Hoy en día, muchos de los libros que he leído los he tomado del librero de mi padre; él, un gran lector. Cuando visito su casa, logro aún verlo frente a alguno de sus grandes libreros, seleccionando libros y como al verme me decía “mira, este es muy interesante por…”. Es de los individuos que he tenido la fortuna de encontrar en mi camino por la vida, que más amor a la lectura profesaba. Siempre había un libro o dos o hasta tres libros sobre su buró a un lado de su cama, así como una lámpara y sus gafas. Esas gafas especiales”las que uso para leer mjiita”, “las golpeadas”, “las traquetadas”, “sí, esas, esas son las mejores”. Qué grandiosos párrafos me llegó a leer en voz alta, párrafos de los libros que subrayaba; amaba usar sus resaltadores amarillos porque así le era más fácil ubicar y, sobre todo, recordar lo que leía. Hubiera deseado haberlo escuchado más, hubiera deseado haberlo motivado más para que de su voz salieran las palabras impresas en esas páginas; pero como dicen: el hubiera no existe.

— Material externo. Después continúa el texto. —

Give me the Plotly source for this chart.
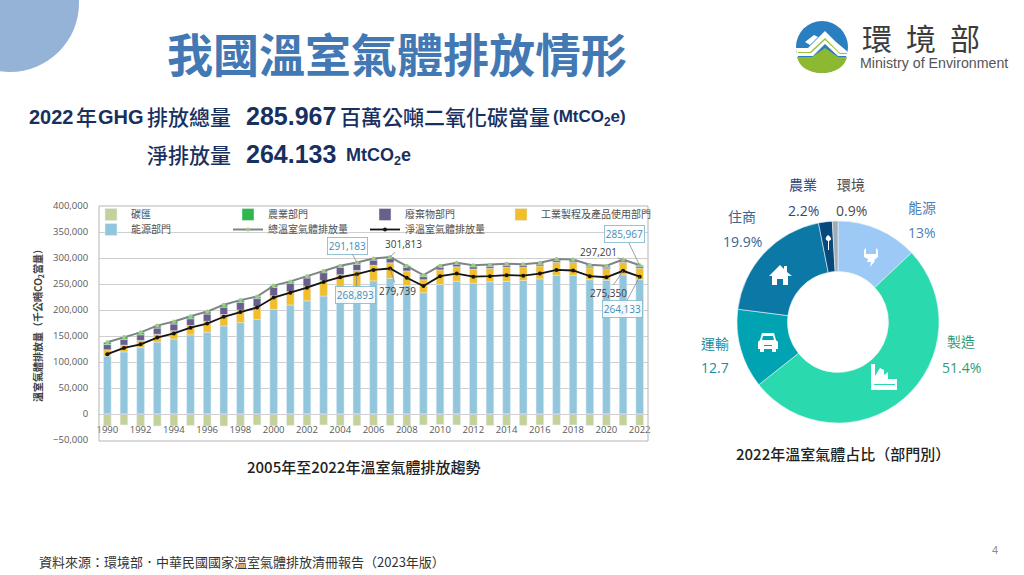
import re
import plotly.graph_objects as go

W, H = 1024, 575
years = list(range(1990, 2023))
energy = [111500,119400,127400,138300,144200,152200,157300,169400,175700,182000,201400,209600,217700,226800,236900,245000,256000,260800,247100,233200,249200,255200,251700,254200,255200,256800,259800,266800,266300,258300,257300,267600,258400]
industry = [12000,13000,14000,15000,16000,18000,21000,22000,24000,25000,26000,26000,28000,30000,31000,31000,30000,30000,28000,25000,28000,28000,27000,26000,27000,25000,25000,25000,25000,23000,22000,24000,22000]
waste = [10000,11000,11000,12000,13000,13000,14000,14000,15000,15000,16000,16000,16000,15000,14000,12000,10000,8000,7000,6000,5000,5000,4500,4000,4000,3500,3500,3500,3000,3000,3000,3000,3000]
agri = [4500,4600,4600,4700,4800,4800,4700,4600,4300,4000,3600,3400,3300,3200,3100,3100,3000,3000,2900,2800,2800,2800,2800,2800,2800,2700,2700,2700,2700,2700,2700,2600,2600]
sink = [-23000,-21000,-23000,-23000,-23000,-22000,-23000,-23000,-23000,-21000,-23000,-22000,-22000,-21000,-22000,-22290,-22000,-22074,-23000,-21000,-20000,-21000,-22000,-22000,-22000,-22000,-21000,-21000,-21000,-22000,-22000,-21851,-21834]
total = [138000,148000,157000,170000,178000,188000,197000,210000,219000,226000,247000,255000,265000,275000,285000,291183,299000,301813,285000,267000,285000,291000,286000,287000,289000,288000,291000,298000,297000,287000,285000,297201,285967]
net = [115000,127000,134000,147000,155000,166000,174000,187000,196000,205000,224000,233000,243000,254000,263000,268893,277000,279739,262000,246000,265000,270000,264000,265000,267000,266000,270000,277000,276000,265000,263000,275350,264133]

pie_labels = ["能源", "製造", "運輸", "住商", "農業", "環境"]
pie_values = [13, 51.4, 12.7, 19.9, 2.2, 0.9]
pie_colors = ["#9CC9F5", "#2BD9AE", "#00A3B2", "#0B78A6", "#07497A", "#A3ABB3"]

CJK = "Noto Sans CJK TC"
LAT = "Liberation Sans"
NAVY = "#17305F"

def fx(v): return v / W
def fy(v): return 1 - v / H

def pth(s):
    toks = re.findall(r"[MLQCZ]|-?\d+\.?\d*", s)
    out, i = [], 0
    for t in toks:
        if t in "MLQCZ":
            out.append(t)
            i = 0
        else:
            out.append(f"{fx(float(t)) if i % 2 == 0 else fy(float(t)):.5f}")
            i += 1
    return " ".join(out)

shapes, ann = [], []

def path(s, fill, line=None, lw=0):
    shapes.append(dict(type="path", xref="paper", yref="paper", path=pth(s), fillcolor=fill,
                       line=dict(color=line or "rgba(0,0,0,0)", width=lw), layer="above"))

def circle(cx, cy, r, fill):
    shapes.append(dict(type="circle", xref="paper", yref="paper", x0=fx(cx-r), x1=fx(cx+r),
                       y0=fy(cy+r), y1=fy(cy-r), fillcolor=fill, line=dict(width=0), layer="above"))

def txt(x, y, s, size, color, anchor="center", font=CJK, weight=400):
    ann.append(dict(xref="paper", yref="paper", x=fx(x), y=fy(y), text=s,
                    showarrow=False, xanchor=anchor, yanchor="middle",
                    font=dict(family=font, size=size, color=color, weight=weight)))

def callout(yr, val, ax, ay, boxed):
    c = "#3F8DB8" if boxed else "#404040"
    ann.append(dict(x=yr, y=val, xref="x", yref="y", text=f"{val:,}", showarrow=True, arrowhead=0,
                    arrowwidth=0.8, arrowcolor="#8A8A8A", ax=ax, ay=ay, axref="pixel", ayref="pixel",
                    font=dict(family="Open Sans", size=10, color=c),
                    bgcolor="rgba(255,255,255,0.85)" if boxed else "rgba(0,0,0,0)",
                    bordercolor="#7DB4CC" if boxed else "rgba(0,0,0,0)", borderwidth=0.8 if boxed else 0, borderpad=1))

# Decoration
circle(10, 3, 69, "#94B3D6")

# Logo
circle(822, 47, 26, "#2A7FC1")
path("M797 57 L812 57 L825 48 L838 57 L847 57 C845 67 835 73 822 73 C809 73 799 67 797 57 Z", "#8DB832")
path("M796 48 L808 48 L818 38 L825 31 L836 42 L848 52 L848 56 L838 56 L825 44 L813 56 L797 56 Z", "#FFFFFF")
path("M798 52 L810 52 L825 38 L840 53 L847 53 L847 54 L840 54 L825 40 L811 53 L798 53 Z", "#9CC03C")
path("M805 42 L814 35 L818 37 L810 45 Z", "#FFFFFF")
txt(877, 37, "環", 30, "#3C3C3C")
txt(921, 37, "境", 30, "#3C3C3C")
txt(965, 37, "部", 30, "#3C3C3C")
txt(934, 63, "Ministry of Environment", 14.2, "#555555", font=LAT)

# Title block
txt(397, 52, "我國溫室氣體排放情形", 46, "#4279B4", weight=700)
txt(27, 117, "2022", 20, NAVY, "left", font=LAT, weight=700)
txt(74, 116, "年", 21, NAVY, "left", weight=500)
txt(96, 117, "GHG", 20, NAVY, "left", font=LAT, weight=700)
txt(145, 116, "排放總量", 21, NAVY, "left", weight=500)
txt(244, 116, "285.967", 25, NAVY, "left", font=LAT, weight=700)
txt(338, 116, "百萬公噸二氧化碳當量", 21, NAVY, "left", weight=500)
txt(551, 118, "(MtCO<sub>2</sub>e)", 17, NAVY, "left", font=LAT, weight=700)
txt(145, 154, "淨排放量", 21, NAVY, "left", weight=500)
txt(244, 154, "264.133", 25, NAVY, "left", font=LAT, weight=700)
txt(344, 156, "MtCO<sub>2</sub>e", 18, NAVY, "left", font=LAT, weight=700)

# Captions and footer
txt(363, 466, "2005年至2022年溫室氣體排放趨勢", 15, "#222222", weight=500)
txt(843, 453, "2022年溫室氣體占比（部門別）", 15, "#222222", weight=500)
txt(37, 561, "資料來源：環境部．中華民國國家溫室氣體排放清冊報告（2023年版）", 13, "#333333", "left")
txt(995, 550, "4", 11, "#8C8C8C", font=LAT)

# Donut labels
for (x, y1, y2, name, pct, col) in [
    (922, 207, 232, "能源", "13%", "#4F7FB8"),
    (961, 341, 367, "製造", "51.4%", "#2F9C78"),
    (715, 343, 367, "運輸", "12.7", "#1F8C9C"),
    (742, 216, 241, "住商", "19.9%", "#3A6590"),
    (803, 184, 210, "農業", "2.2%", "#33467A"),
    (851, 184, 210, "環境", "0.9%", "#4A4A4A"),
]:
    txt(x, y1, name, 14, col)
    txt(x, y2, pct, 14, col, font="Open Sans")

# Donut icons
WHITE = "#FFFFFF"
path("M769 276 L780 265 L784 269 L784 266 L787 266 L787 272 L792 276 L788 276 L788 285 L783 285 L783 279 L777 279 L777 285 L772 285 L772 276 Z", WHITE)
path("M760 340 L762 333 L774 333 L776 340 L778 342 L778 349 L776 349 L776 352 L772 352 L772 349 L764 349 L764 352 L760 352 L760 349 L758 349 L758 342 Z", WHITE)
path("M763 336 L773 336 L774 340 L762 340 Z", "#00A3B2")
path("M764 345 L772 345 L772 346 L764 346 Z", "#00A3B2")
path("M871 390 L871 364 L875 364 L875 376 L880 368 L884 370 L884 375 L888 372 L888 379 L897 379 L897 390 Z", WHITE)
path("M874 384 L895 384 L895 385 L874 385 Z", "#2BD9AE")
path("M864 250 L866 248 L866 254 L876 254 L876 248 L878 250 L878 257 L874 260 L875 261 L870 267 L871 262 L867 262 L868 259 L864 257 Z", WHITE)
path("M828 250 L828 241 C825 240 825 238 828 235 C832 238 832 240 829 241 L829 250 Z", WHITE)

fig = go.Figure()
bar_kw = dict(x=years, width=0.46)
fig.add_bar(y=energy, name="能源部門", marker_color="#92C6DC", legend="legend2", legendrank=1, **bar_kw)
fig.add_bar(y=industry, name="工業製程及產品使用部門", marker_color="#F2BE2A", legend="legend3", **bar_kw)
fig.add_bar(y=waste, name="廢棄物部門", marker_color="#6A5E8C", legendrank=3, **bar_kw)
fig.add_bar(y=agri, name="農業部門", marker_color="#2EB84C", legendrank=2, **bar_kw)
fig.add_bar(y=sink, name="碳匯", marker_color="#C4D199", legendrank=1, **bar_kw)
fig.add_scatter(x=years, y=total, name="總溫室氣體排放量", mode="lines+markers", legend="legend2", legendrank=2,
                line=dict(color="#7F8585", width=2), marker=dict(size=4, color="#A5C88A"))
fig.add_scatter(x=years, y=net, name="淨溫室氣體排放量", mode="lines+markers", legend="legend2", legendrank=3,
                line=dict(color="#141414", width=1.8), marker=dict(size=4, color="#141414"))
fig.add_pie(labels=pie_labels, values=pie_values, sort=False, direction="clockwise", rotation=0,
            hole=0.5, textinfo="none", showlegend=False,
            marker=dict(colors=pie_colors, line=dict(color="#E8F4F4", width=0.6)),
            domain=dict(x=[fx(737), fx(939)], y=[fy(423), fy(221)]))

callout(2005, 291183, -9, -17, True)
callout(2005, 268893, -1, 21, True)
callout(2007, 301813, 13, -13, False)
callout(2007, 279739, 7, 22, False)
callout(2021, 297201, -25, -7, False)
callout(2022, 285967, -15, -31, True)
callout(2021, 275350, -15, 22, False)
callout(2022, 264133, -17, 32, True)

shapes.append(dict(type="rect", xref="paper", yref="paper", x0=fx(99), x1=fx(648), y0=fy(441), y1=fy(206),
                   line=dict(color="#B5B5B5", width=1), layer="above"))

zero_pos = fy(414)
legend_common = dict(orientation="h", xanchor="left", yanchor="top",
                     entrywidth=92, entrywidthmode="pixels", itemwidth=30, bgcolor="rgba(0,0,0,0)",
                     font=dict(family=CJK, size=10, color="#505050"))
fig.update_layout(
    width=W, height=H, autosize=False, margin=dict(l=0, r=0, t=0, b=0),
    paper_bgcolor="#FFFFFF", plot_bgcolor="#FFFFFF", barmode="relative",
    font=dict(family=CJK),
    shapes=shapes, annotations=ann,
    xaxis=dict(domain=[fx(99), fx(648)], range=[1989.5, 2022.5], tick0=1990, dtick=2, automargin=False,
               anchor="free", position=zero_pos, showgrid=False, zeroline=False,
               ticks="outside", ticklen=7, tickcolor="rgba(0,0,0,0)", showline=True, linecolor="#D0D0D0",
               tickfont=dict(family="Open Sans", size=9.5, color="#595959")),
    yaxis=dict(domain=[fy(440), fy(206)], range=[-50000, 400000], dtick=50000, tickformat=",d", automargin=False,
               gridcolor="#CFCFCF", gridwidth=1, zeroline=False, showline=False,
               ticks="outside", ticklen=8, tickcolor="rgba(0,0,0,0)",
               tickfont=dict(family="Open Sans", size=9.5, color="#595959"),
               title=dict(text="<b>溫室氣體排放量（千公噸CO<sub>2</sub>當量）</b>", standoff=8,
                          font=dict(family=CJK, size=10, color="#404040"))),
    legend=dict(x=fx(91), y=fy(200), **legend_common),
    legend2=dict(x=fx(91), y=fy(215), **legend_common),
    legend3=dict(x=fx(501), y=fy(200), orientation="h", xanchor="left", yanchor="top", itemwidth=30,
                 bgcolor="rgba(0,0,0,0)", font=dict(family=CJK, size=10, color="#505050")),
)
fig.write_html("out.html", config=dict(displayModeBar=False),
               post_script="document.body.style.margin='0';document.body.style.overflow='hidden';")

Cada que veo un libro, veo el rostro amable y dulce de mi padre. Ese padre que en su juventud pudo haber sido un poco estricto y duro, pero con el paso del tiempo se volvió un ser aún más amoroso y agradecido con la vida.
“Los libros como los padres, no hay malos, solo hay inexpertos”. La vida y el tiempo son los que los vuelven padres, por eso, no los juzguemos tan duramente, quedémonos con lo bueno y desechemos lo malo.